PROBLEM DETAILS - Work out how many lines of the data hold the string "this", and reply with that number alone.
+++ RECORDS PROVIDED +++
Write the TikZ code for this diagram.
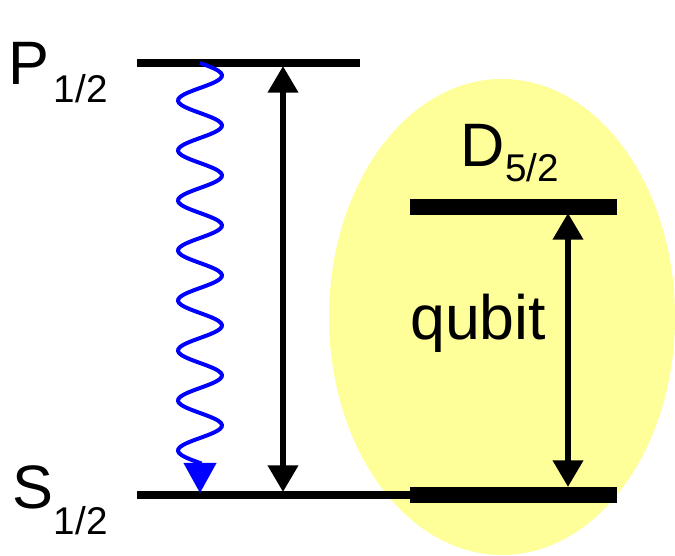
\documentclass[tikz,border=0pt]{standalone}
\usepackage{fontspec}
\setmainfont{Liberation Sans}
\usetikzlibrary{arrows.meta}
\definecolor{qubityellow}{RGB}{255,255,153}
% level name: letter, subscript, drop of subscript, kern before it
\newcommand{\levelname}[4]{\fontsize{46}{46}\selectfont #1\kern#4\raisebox{-#3}{\fontsize{29}{29}\selectfont #2}}

\begin{document}
\begin{tikzpicture}[x=0.75pt, y=0.75pt,
  level/.style={line width=5.8pt},
  boldlevel/.style={line width=12pt},
  transition/.style={line width=4.5pt, {Triangle[length=20pt,width=22pt]}-{Triangle[length=20pt,width=22pt]}},
  photon/.style={blue, line width=3pt, -{Triangle[length=22.5pt,width=24pt]}},
  every node/.append style={inner sep=0pt, anchor=base west}]
  \clip (0,0) rectangle (675,556);
  % qubit
  \fill[qubityellow] (502,239) ellipse (173 and 238);
  % levels
  \coordinate (P-w) at (137,493); \coordinate (P-e) at (360,493);
  \coordinate (S-w) at (137,61);  \coordinate (S-m) at (410,61); \coordinate (S-e) at (617,61);
  \coordinate (D-w) at (410,349); \coordinate (D-e) at (617,349);
  \draw[level] (P-w) -- (P-e);
  \draw[level] (S-w) -- (S-m);
  \draw[boldlevel] (S-m) -- (S-e);
  \draw[boldlevel] (D-w) -- (D-e);
  \node (P) at (8,471) {\levelname{P}{1/2}{13.5pt}{3.5pt}};
  \node (S) at (12,47) {\levelname{S}{1/2}{19.5pt}{0.5pt}};
  \node (D) at (460,389) {\levelname{D}{5/2}{11.25pt}{0.5pt}};
  % transitions
  \coordinate (decay-end) at (200,63);
  \coordinate (pump-top) at (283,490);  \coordinate (pump-end) at (283,64);
  \coordinate (qb-top) at (568,343);    \coordinate (qb-end) at (568,69);
  \draw[photon] plot[domain=0:400, samples=201, smooth] ({200+22*sin(7.2*\x)},{493-\x}) -- (decay-end);
  \draw[transition] (pump-top) -- (pump-end);
  \draw[transition] (qb-top) -- (qb-end);
  \node[font=\fontsize{47}{47}\selectfont] (qubit) at (410,216) {qubit};
\end{tikzpicture}
\end{document}
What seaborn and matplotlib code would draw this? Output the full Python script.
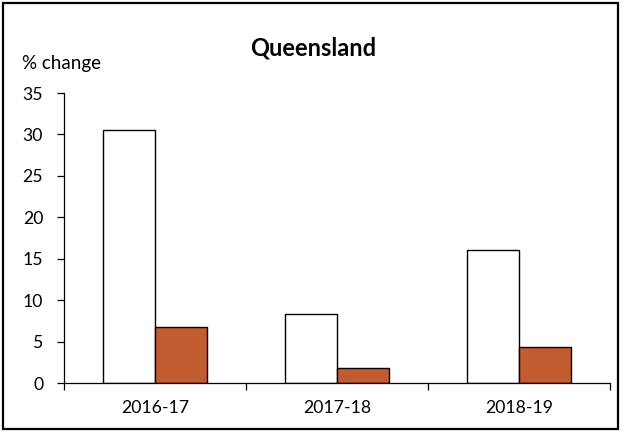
+++
TASK RESPONSE - 2